Problem to work on →
Consider the data that follows and state how many lines contain the string "this", using the number alone.

Material to process →
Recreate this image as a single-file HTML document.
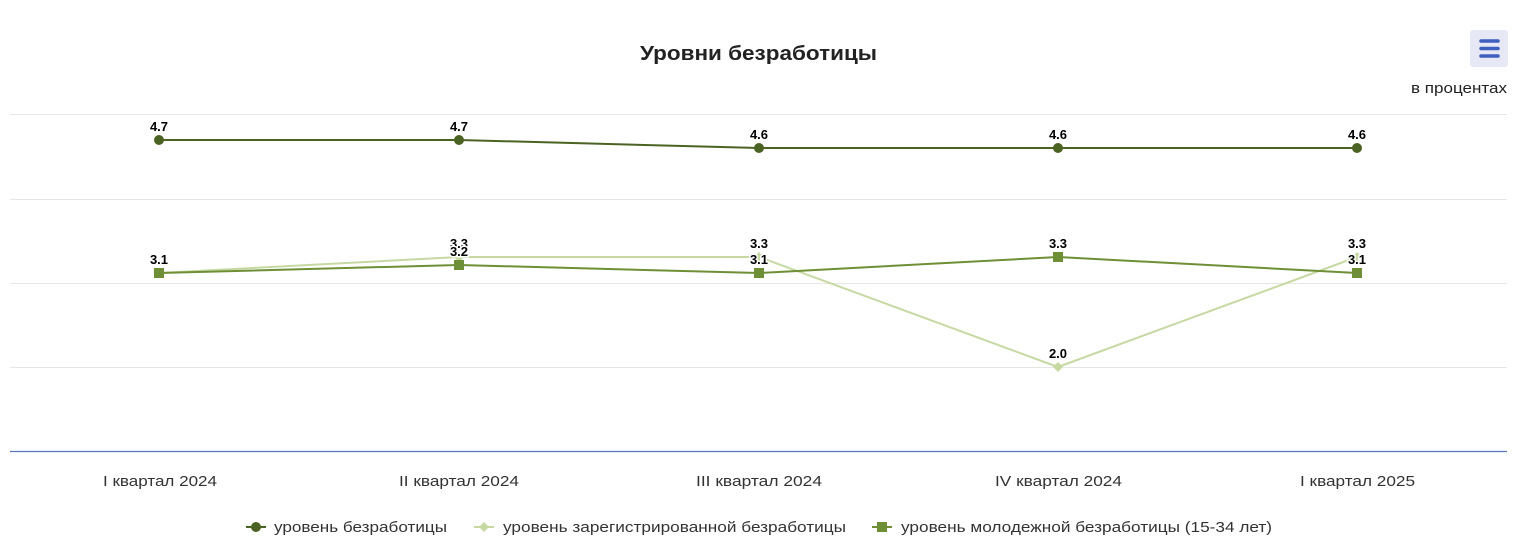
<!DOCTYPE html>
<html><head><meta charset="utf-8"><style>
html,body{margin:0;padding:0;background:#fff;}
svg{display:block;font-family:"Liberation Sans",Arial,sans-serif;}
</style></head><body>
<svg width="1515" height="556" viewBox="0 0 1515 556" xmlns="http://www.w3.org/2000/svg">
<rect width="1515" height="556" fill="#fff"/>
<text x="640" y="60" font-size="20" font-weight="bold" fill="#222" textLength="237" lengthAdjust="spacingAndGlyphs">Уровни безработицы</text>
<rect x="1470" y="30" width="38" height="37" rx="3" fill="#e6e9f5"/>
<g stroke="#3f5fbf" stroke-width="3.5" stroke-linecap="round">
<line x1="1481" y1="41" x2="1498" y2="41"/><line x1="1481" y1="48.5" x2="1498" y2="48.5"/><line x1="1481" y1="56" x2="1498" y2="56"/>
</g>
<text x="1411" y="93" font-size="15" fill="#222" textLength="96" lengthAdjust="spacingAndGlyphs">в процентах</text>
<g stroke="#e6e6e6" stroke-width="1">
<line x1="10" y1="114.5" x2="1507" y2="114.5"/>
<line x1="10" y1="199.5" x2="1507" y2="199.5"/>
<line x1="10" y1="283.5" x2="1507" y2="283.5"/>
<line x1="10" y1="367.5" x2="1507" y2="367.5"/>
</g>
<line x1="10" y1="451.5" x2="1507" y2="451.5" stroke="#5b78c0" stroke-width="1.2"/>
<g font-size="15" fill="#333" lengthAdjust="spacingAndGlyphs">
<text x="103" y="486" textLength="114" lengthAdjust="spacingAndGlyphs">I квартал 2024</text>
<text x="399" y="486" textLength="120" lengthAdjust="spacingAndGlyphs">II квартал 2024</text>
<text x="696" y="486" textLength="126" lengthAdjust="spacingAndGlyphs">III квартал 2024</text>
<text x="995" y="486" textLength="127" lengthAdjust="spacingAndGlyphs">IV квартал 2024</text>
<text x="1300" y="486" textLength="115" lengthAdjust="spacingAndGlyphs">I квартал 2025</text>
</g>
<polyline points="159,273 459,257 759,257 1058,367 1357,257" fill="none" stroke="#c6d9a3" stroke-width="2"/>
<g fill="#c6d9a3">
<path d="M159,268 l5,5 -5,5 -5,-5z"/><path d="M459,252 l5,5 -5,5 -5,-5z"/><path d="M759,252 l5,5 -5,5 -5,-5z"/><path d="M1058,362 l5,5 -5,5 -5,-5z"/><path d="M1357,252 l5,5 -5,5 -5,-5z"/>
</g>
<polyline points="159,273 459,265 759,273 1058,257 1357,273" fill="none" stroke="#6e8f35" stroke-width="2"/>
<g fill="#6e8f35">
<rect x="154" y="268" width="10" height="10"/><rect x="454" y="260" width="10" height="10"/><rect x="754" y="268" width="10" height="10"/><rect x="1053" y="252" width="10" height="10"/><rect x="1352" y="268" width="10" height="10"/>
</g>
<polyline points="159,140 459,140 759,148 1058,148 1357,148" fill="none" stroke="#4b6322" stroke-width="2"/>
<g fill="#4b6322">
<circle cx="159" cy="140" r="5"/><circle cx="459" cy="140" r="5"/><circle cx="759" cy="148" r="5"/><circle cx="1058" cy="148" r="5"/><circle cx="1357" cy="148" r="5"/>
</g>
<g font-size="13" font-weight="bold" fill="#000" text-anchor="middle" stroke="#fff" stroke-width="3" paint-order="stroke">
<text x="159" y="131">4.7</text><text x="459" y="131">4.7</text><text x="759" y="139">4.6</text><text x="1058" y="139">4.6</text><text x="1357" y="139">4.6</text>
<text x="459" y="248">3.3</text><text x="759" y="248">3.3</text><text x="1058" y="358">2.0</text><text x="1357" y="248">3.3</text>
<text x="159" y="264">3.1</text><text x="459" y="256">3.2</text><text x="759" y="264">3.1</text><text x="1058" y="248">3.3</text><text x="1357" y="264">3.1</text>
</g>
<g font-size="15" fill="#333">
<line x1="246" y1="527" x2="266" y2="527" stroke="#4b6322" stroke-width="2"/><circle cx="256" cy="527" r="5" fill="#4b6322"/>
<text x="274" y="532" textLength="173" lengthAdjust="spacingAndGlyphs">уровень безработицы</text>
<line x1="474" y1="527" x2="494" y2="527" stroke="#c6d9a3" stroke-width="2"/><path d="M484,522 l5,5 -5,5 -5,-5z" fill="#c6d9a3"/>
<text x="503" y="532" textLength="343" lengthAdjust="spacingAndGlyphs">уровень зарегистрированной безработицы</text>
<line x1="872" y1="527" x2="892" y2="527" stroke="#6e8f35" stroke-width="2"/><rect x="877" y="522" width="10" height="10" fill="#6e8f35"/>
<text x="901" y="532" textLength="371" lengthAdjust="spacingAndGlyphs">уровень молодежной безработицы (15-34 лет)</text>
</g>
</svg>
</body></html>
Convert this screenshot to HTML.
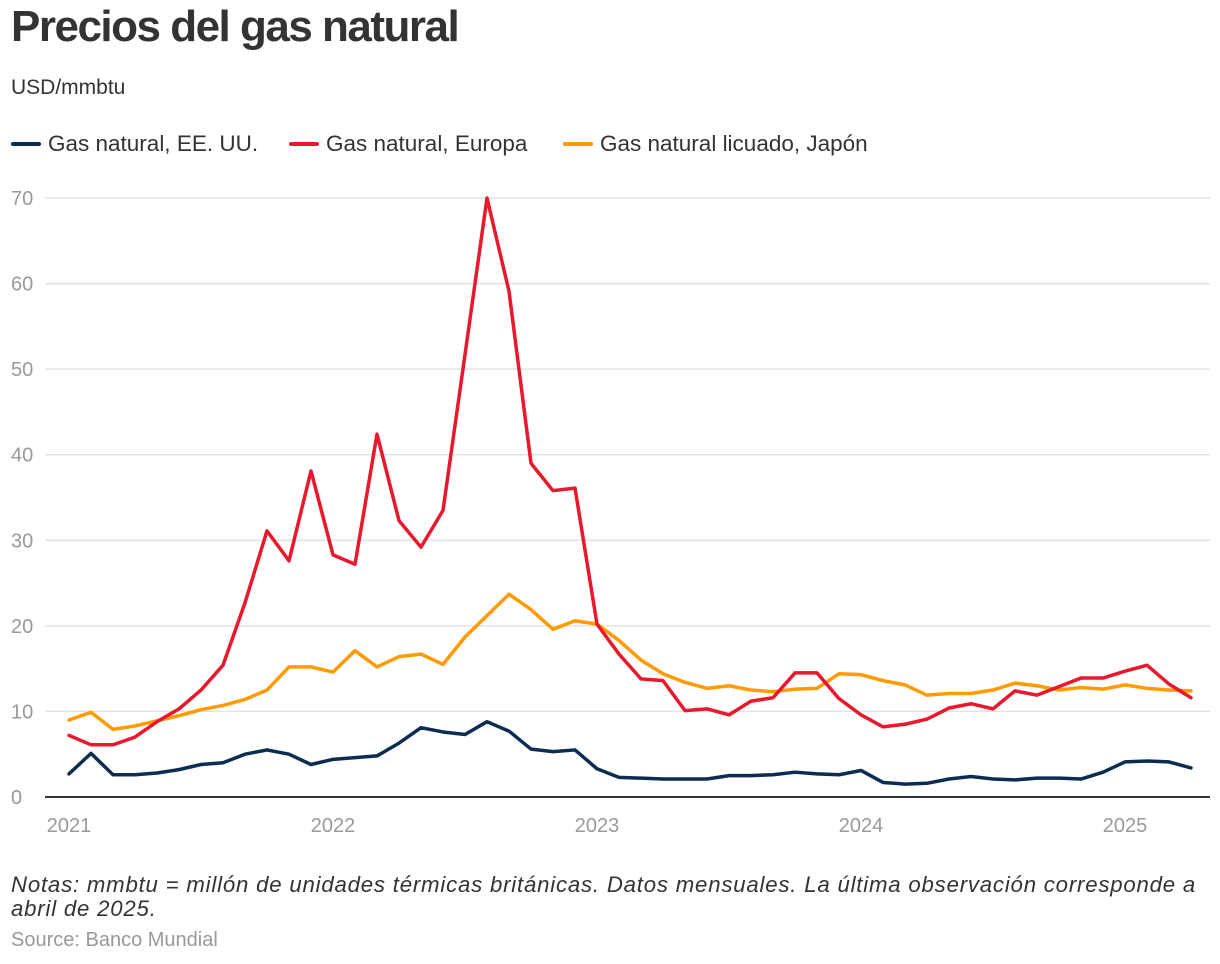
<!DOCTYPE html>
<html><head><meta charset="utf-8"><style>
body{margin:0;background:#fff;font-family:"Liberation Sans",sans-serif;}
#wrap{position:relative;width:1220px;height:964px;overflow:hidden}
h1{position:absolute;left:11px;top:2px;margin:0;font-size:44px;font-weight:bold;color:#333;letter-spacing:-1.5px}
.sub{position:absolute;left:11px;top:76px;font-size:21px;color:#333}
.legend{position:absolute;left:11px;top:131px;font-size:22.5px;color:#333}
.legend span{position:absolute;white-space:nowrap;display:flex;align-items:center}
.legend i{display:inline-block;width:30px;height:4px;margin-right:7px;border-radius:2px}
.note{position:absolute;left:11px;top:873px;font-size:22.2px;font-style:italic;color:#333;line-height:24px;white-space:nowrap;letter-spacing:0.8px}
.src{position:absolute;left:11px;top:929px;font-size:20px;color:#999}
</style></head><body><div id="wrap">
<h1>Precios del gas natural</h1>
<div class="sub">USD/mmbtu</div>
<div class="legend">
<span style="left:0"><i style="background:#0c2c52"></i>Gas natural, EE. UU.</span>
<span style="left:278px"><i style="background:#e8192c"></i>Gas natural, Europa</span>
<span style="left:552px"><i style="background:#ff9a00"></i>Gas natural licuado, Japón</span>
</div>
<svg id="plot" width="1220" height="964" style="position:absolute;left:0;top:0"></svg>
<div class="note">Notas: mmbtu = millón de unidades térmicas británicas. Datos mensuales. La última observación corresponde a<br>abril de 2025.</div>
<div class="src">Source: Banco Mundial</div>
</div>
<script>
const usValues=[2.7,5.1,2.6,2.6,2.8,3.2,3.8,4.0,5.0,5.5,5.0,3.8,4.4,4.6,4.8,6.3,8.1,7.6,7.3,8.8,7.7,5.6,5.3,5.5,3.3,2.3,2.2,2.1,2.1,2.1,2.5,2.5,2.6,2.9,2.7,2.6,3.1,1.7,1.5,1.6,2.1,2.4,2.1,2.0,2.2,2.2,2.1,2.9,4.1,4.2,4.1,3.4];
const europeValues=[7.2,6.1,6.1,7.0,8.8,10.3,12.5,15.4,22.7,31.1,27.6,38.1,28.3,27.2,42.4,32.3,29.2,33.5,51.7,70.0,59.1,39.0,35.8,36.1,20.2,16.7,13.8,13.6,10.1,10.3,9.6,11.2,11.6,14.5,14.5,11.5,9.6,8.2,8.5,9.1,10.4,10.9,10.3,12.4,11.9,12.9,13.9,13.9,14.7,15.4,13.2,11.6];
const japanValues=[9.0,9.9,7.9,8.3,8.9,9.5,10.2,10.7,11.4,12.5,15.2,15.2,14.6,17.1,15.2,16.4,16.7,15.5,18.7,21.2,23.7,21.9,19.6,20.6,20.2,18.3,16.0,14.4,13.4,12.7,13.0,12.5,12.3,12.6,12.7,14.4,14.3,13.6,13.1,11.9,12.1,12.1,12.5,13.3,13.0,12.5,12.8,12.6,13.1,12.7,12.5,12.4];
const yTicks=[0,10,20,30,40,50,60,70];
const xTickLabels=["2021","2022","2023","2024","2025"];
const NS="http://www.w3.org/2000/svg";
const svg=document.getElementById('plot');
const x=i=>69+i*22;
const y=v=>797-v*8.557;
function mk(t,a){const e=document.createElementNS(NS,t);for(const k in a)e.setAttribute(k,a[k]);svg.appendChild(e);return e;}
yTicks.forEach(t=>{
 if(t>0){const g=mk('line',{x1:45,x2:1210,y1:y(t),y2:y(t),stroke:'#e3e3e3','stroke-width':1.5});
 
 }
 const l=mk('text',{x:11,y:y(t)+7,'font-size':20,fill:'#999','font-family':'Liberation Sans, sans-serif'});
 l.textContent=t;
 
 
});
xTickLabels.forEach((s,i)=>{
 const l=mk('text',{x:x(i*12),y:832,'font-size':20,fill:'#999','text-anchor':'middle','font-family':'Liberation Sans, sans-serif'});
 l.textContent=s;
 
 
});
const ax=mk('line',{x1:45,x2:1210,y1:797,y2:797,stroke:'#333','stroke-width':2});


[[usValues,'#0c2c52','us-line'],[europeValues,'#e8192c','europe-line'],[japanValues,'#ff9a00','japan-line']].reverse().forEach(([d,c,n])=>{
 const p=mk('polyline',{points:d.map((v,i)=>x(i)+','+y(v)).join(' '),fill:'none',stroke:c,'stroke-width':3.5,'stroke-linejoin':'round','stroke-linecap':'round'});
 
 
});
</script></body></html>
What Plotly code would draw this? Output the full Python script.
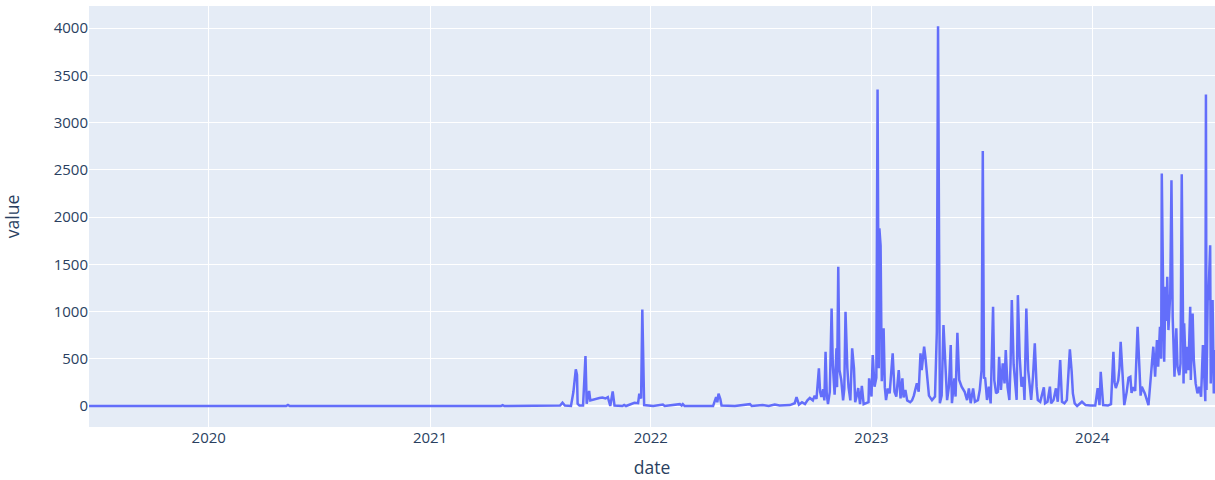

Exercise output →
3